Having proven itself as a favourite film of children around the world, Willy Wonka & the Chocolate Factory
is every bit as entertaining now as it was when originally released in 1971. There's a timeless appeal to Roald Dahl's classic children's novel, which was playfully preserved in this charming musical, from the colourful carnival-like splendour of its production design to the infectious melody of the "Oompah-Loompah" songs that punctuate the story. Who can forget those diminutive Oompah-loompah workers who recite rhyming parental warnings ("Oompah-loompah, doopity do...") whenever some mischievous child has disobeyed Willy Wonka's orders to remain orderly?

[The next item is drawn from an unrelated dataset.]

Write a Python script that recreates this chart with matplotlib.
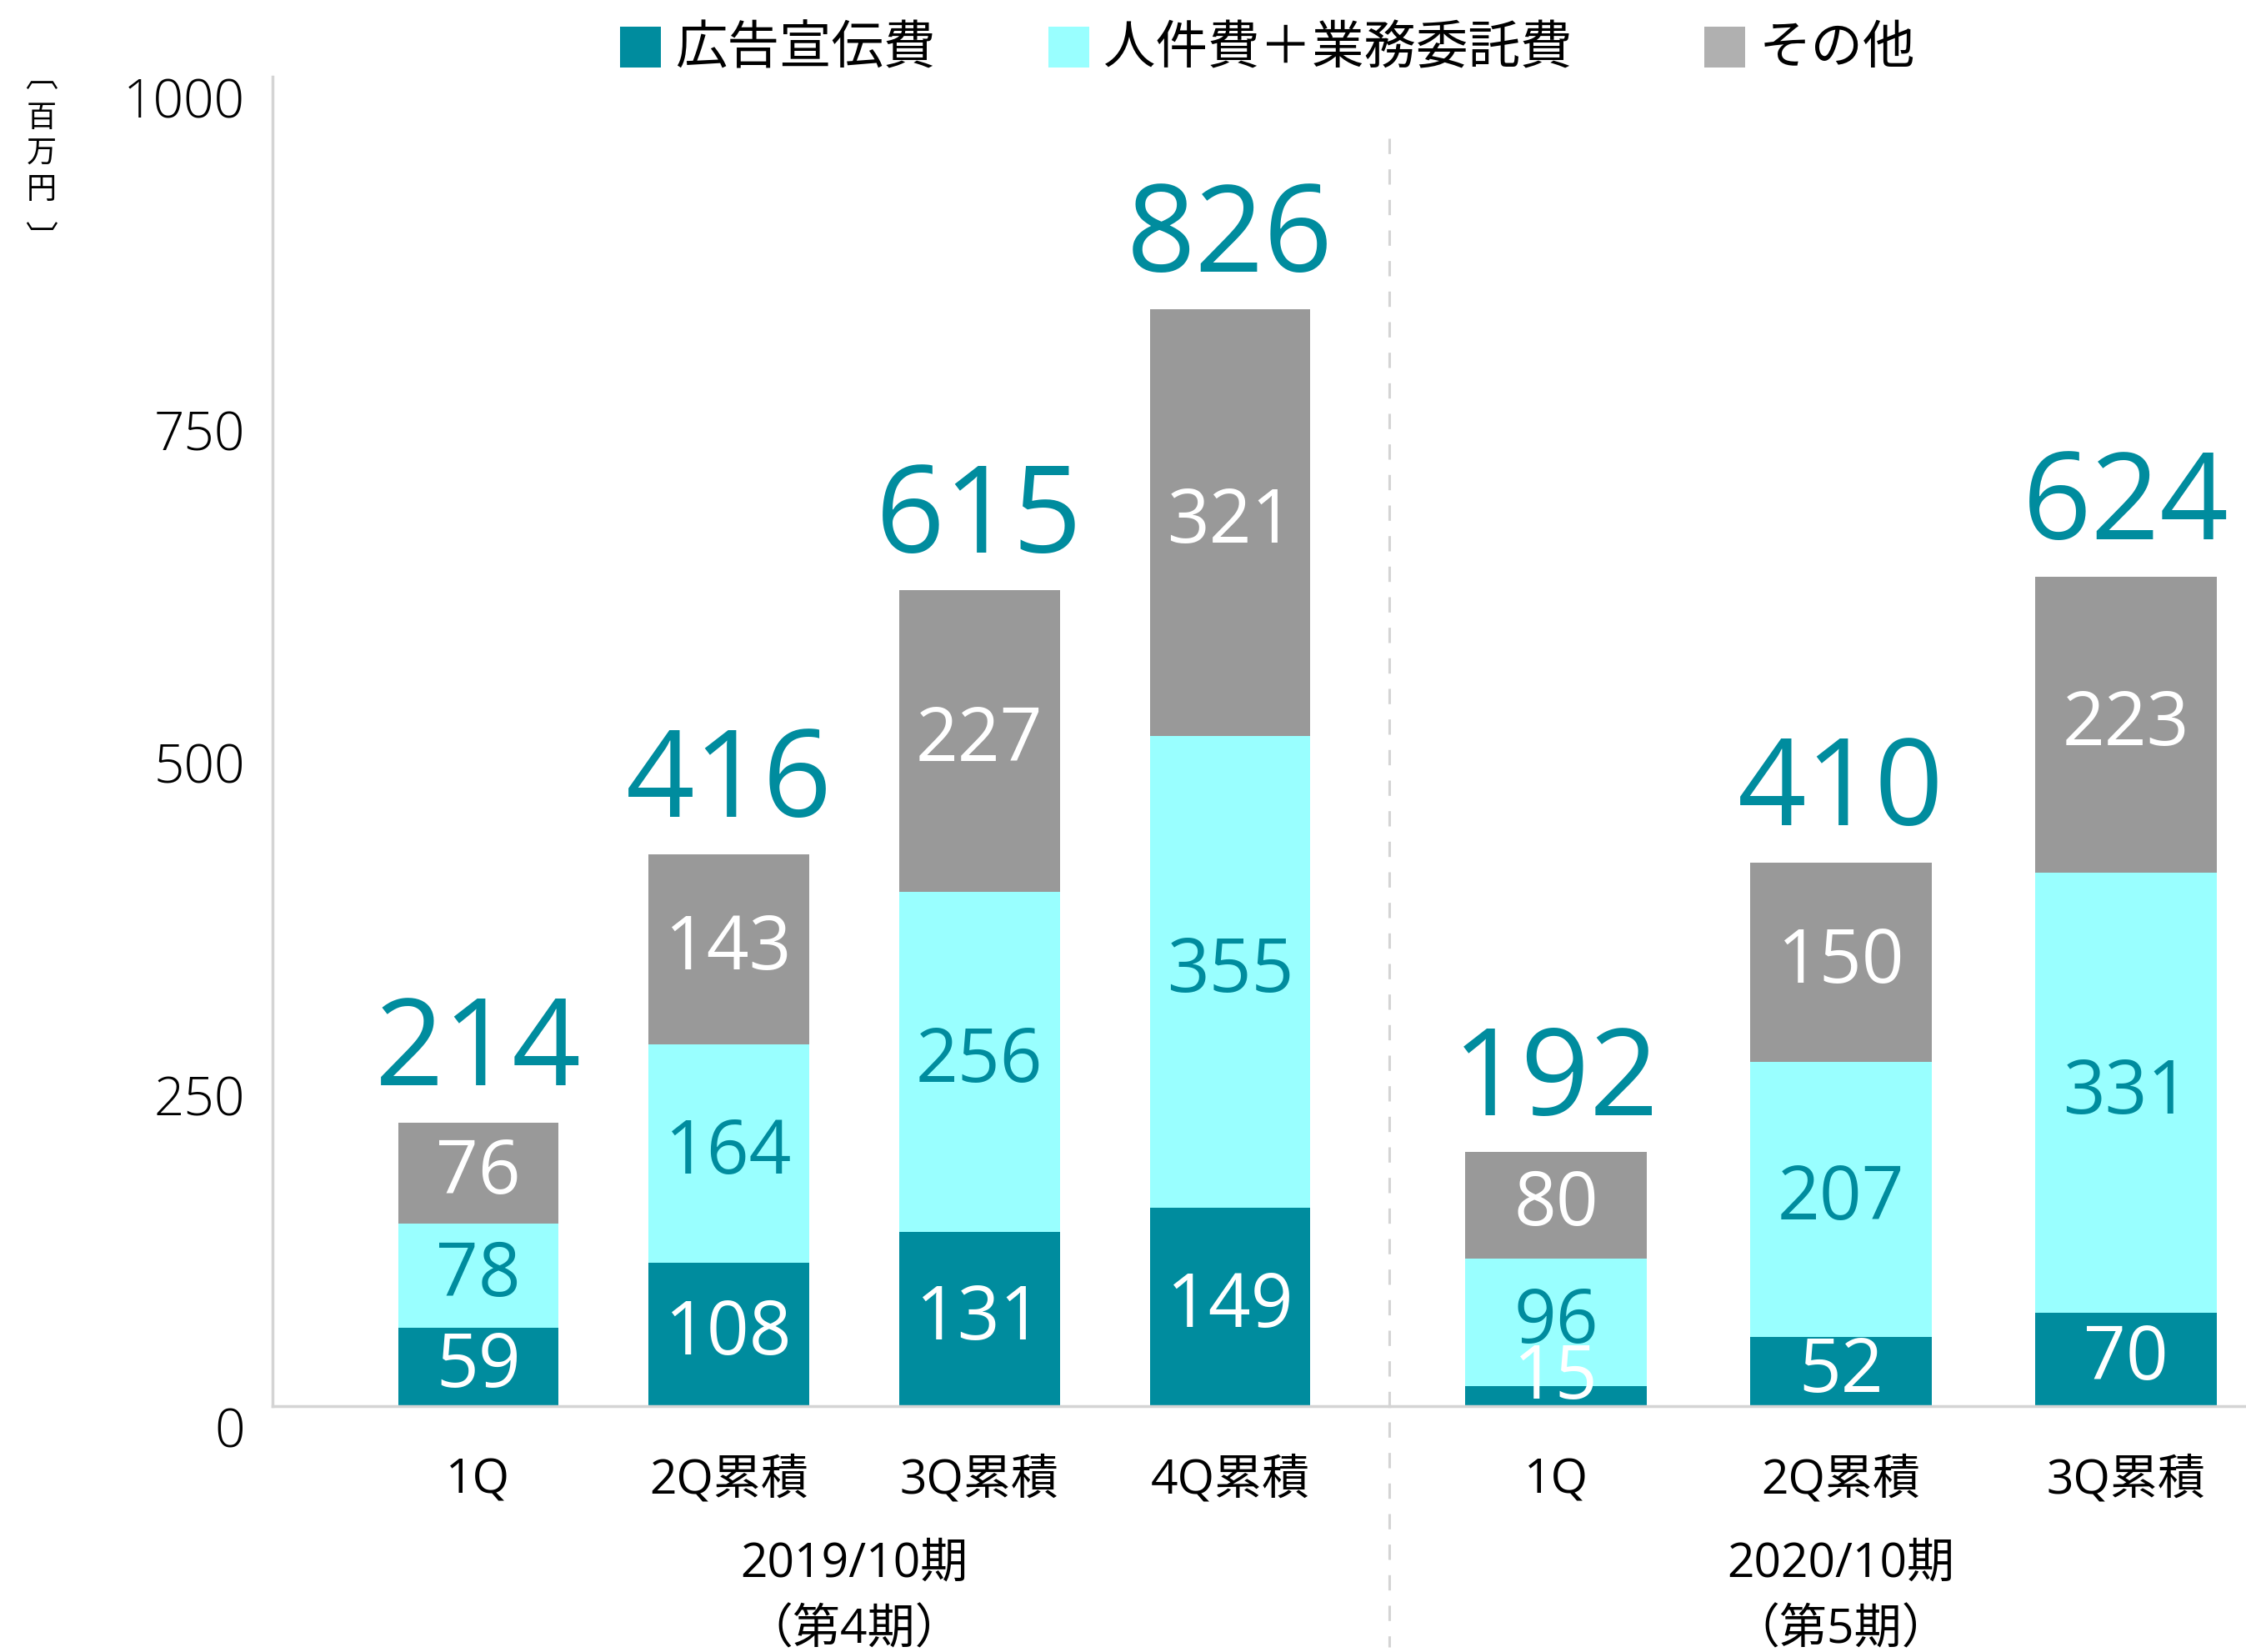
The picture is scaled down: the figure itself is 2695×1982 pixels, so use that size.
import matplotlib
matplotlib.use('Agg')
import matplotlib.pyplot as plt
from matplotlib import transforms
from matplotlib.patches import Rectangle
from matplotlib.lines import Line2D

# ---------------- data ----------------
period_labels = ['2019/10期\n（第4期）', '2020/10期\n（第5期）']
cats_2019 = ['1Q', '2Q累積', '3Q累積', '4Q累積']
cats_2020 = ['1Q', '2Q累積', '3Q累積']
series_names = ['広告宣伝費', '人件費＋業務委託費', 'その他']

ad_2019 = [59, 108, 131, 149]
staff_2019 = [78, 164, 256, 355]
other_2019 = [76, 143, 227, 321]
total_2019 = [214, 416, 615, 826]

ad_2020 = [15, 52, 70]
staff_2020 = [96, 207, 331]
other_2020 = [80, 150, 223]
total_2020 = [192, 410, 624]

yticks = [0, 250, 500, 750, 1000]

# ---------------- style ----------------
TEAL = '#008C9E'
CYAN = '#99FFFF'
GRAY = '#999999'
LEG_GRAY = '#B0B0B0'
AXIS_GRAY = '#D4D4D4'
NUM_FONT = ['Open Sans', 'Noto Sans CJK JP', 'DejaVu Sans']
JP_FONT = ['Noto Sans CJK JP', 'DejaVu Sans']
plt.rcParams['font.family'] = JP_FONT

W, H = 2695, 1983
fig = plt.figure(figsize=(W / 100, H / 100), dpi=100)

def fx(px):
    return px / W

def fy(py):
    return 1 - py / H

y0_px, y1000_px = 1688, 93
sep_px = 1667
ax1 = fig.add_axes([fx(327), fy(y0_px), fx(sep_px) - fx(327), fy(y1000_px) - fy(y0_px)])
ax2 = fig.add_axes([fx(sep_px), fy(y0_px), 1 - fx(sep_px), fy(y1000_px) - fy(y0_px)])

groups = [
    (ax1, cats_2019, ad_2019, staff_2019, other_2019, total_2019, (-0.821, 3.635)),
    (ax2, cats_2020, ad_2020, staff_2020, other_2020, total_2020, (-0.585, 2.421)),
]

seg_colors = [TEAL, CYAN, GRAY]
seg_text = ['white', TEAL, 'white']

for gi, (ax, cats, ad, staff, other, total, xl) in enumerate(groups):
    xs = list(range(len(cats)))
    bottoms = [0] * len(cats)
    for si, vals in enumerate([ad, staff, other]):
        ax.bar(xs, vals, width=0.64, bottom=bottoms, color=seg_colors[si],
               linewidth=0, zorder=2)
        for x, b, v in zip(xs, bottoms, vals):
            yc = max(b + v / 2, 21)
            ax.text(x, yc, str(v), ha='center', va='center', color=seg_text[si],
                    fontsize=64, family=NUM_FONT, zorder=3)
        bottoms = [b + v for b, v in zip(bottoms, vals)]
    for x, top, t in zip(xs, bottoms, total):
        ax.annotate(str(t), (x, top), xytext=(0, 33), textcoords='offset points',
                    ha='center', va='baseline', color=TEAL, fontsize=104,
                    family=NUM_FONT, fontweight='normal')
    ax.set_xlim(*xl)
    ax.set_ylim(0, 1000)
    ax.set_xticks([])
    for s in ['top', 'right']:
        ax.spines[s].set_visible(False)
    ax.spines['bottom'].set_color(AXIS_GRAY)
    ax.spines['bottom'].set_linewidth(2.5)
    ax.patch.set_alpha(0)
    # category labels
    tr = transforms.blended_transform_factory(ax.transData, fig.transFigure)
    for x, c in zip(xs, cats):
        ax.text(x, fy(1777), c, transform=tr, ha='center', va='center',
                fontsize=41, family=NUM_FONT, color='black')
    mid = (xs[0] + xs[-1]) / 2
    line1, line2 = period_labels[gi].split('\n')
    ax.text(mid, fy(1877), line1, transform=tr, ha='center', va='center',
            fontsize=41, family=NUM_FONT, color='black')
    ax.text(mid, fy(1957), line2, transform=tr, ha='center', va='center',
            fontsize=41, family=NUM_FONT, color='black')

ax1.spines['left'].set_color(AXIS_GRAY)
ax1.spines['left'].set_linewidth(2.5)
ax1.set_yticks(yticks)
ax1.set_yticklabels([str(v) for v in yticks], family=NUM_FONT, fontsize=46,
                    fontweight='light')
for lbl in ax1.get_yticklabels():
    lbl.set_va('top')
ax1.tick_params(axis='y', length=0, pad=24)
ax2.spines['left'].set_visible(False)
ax2.set_yticks([])

# dashed separator
fig.add_artist(Line2D([fx(sep_px), fx(sep_px)], [fy(167), fy(1977)],
                      color=AXIS_GRAY, lw=2.2, linestyle=(0, (6, 6))))

# legend (manual)
leg_items = [(744, TEAL), (1258, CYAN), (2045, LEG_GRAY)]
for (xp, col), name in zip(leg_items, series_names):
    fig.add_artist(Rectangle((fx(xp), fy(82)), fx(49), fy(33) - fy(82),
                             transform=fig.transFigure, color=col, lw=0))
    fig.text(fx(xp + 66), fy(58), name, ha='left', va='center', fontsize=45,
             family=JP_FONT, color='black')

# unit label (vertical)
fig.text(fx(50), fy(93), '︹', ha='center', va='center',
         fontsize=28, family=JP_FONT)
fig.text(fx(50), fy(185), '百\n万\n円', ha='center', va='center',
         fontsize=26, family=JP_FONT, linespacing=1.25)
fig.text(fx(50), fy(288), '︺', ha='center', va='center',
         fontsize=28, family=JP_FONT)

fig.savefig('out.png', dpi=100)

Oh, but we're getting ahead of ourselves ... it's really the story of the impoverished Charlie Bucket, who, along with four other kids and their parental guests, wins a coveted golden ticket to enter the fantastic realm of Wonka's mysterious confectionery. After the other kids have proven themselves to be irresponsible brats, it's Charlie who impresses Wonka and wins a reward beyond his wildest dreams. But before that, the tour of Wonka's factory provides a dazzling parade of delights, and with Gene Wilder giving a brilliant performance as the eccentric candyman, Wonka gains an edge of menace and madness that nicely counterbalances the movie's sentimental sweetness. It's that willingness to risk a darker tone--to show that even a wonderland like Wonka's can be a weird and dangerous place if you're a bad kid--that makes this an enduring family classic. --Jeff Shannon
A poor little boy wins a ticket to visit the inside of a mysterious andmagical chocolate factory. When he experiences the wonders inside the factory, the boy discovers that the entire visit is a test of his character.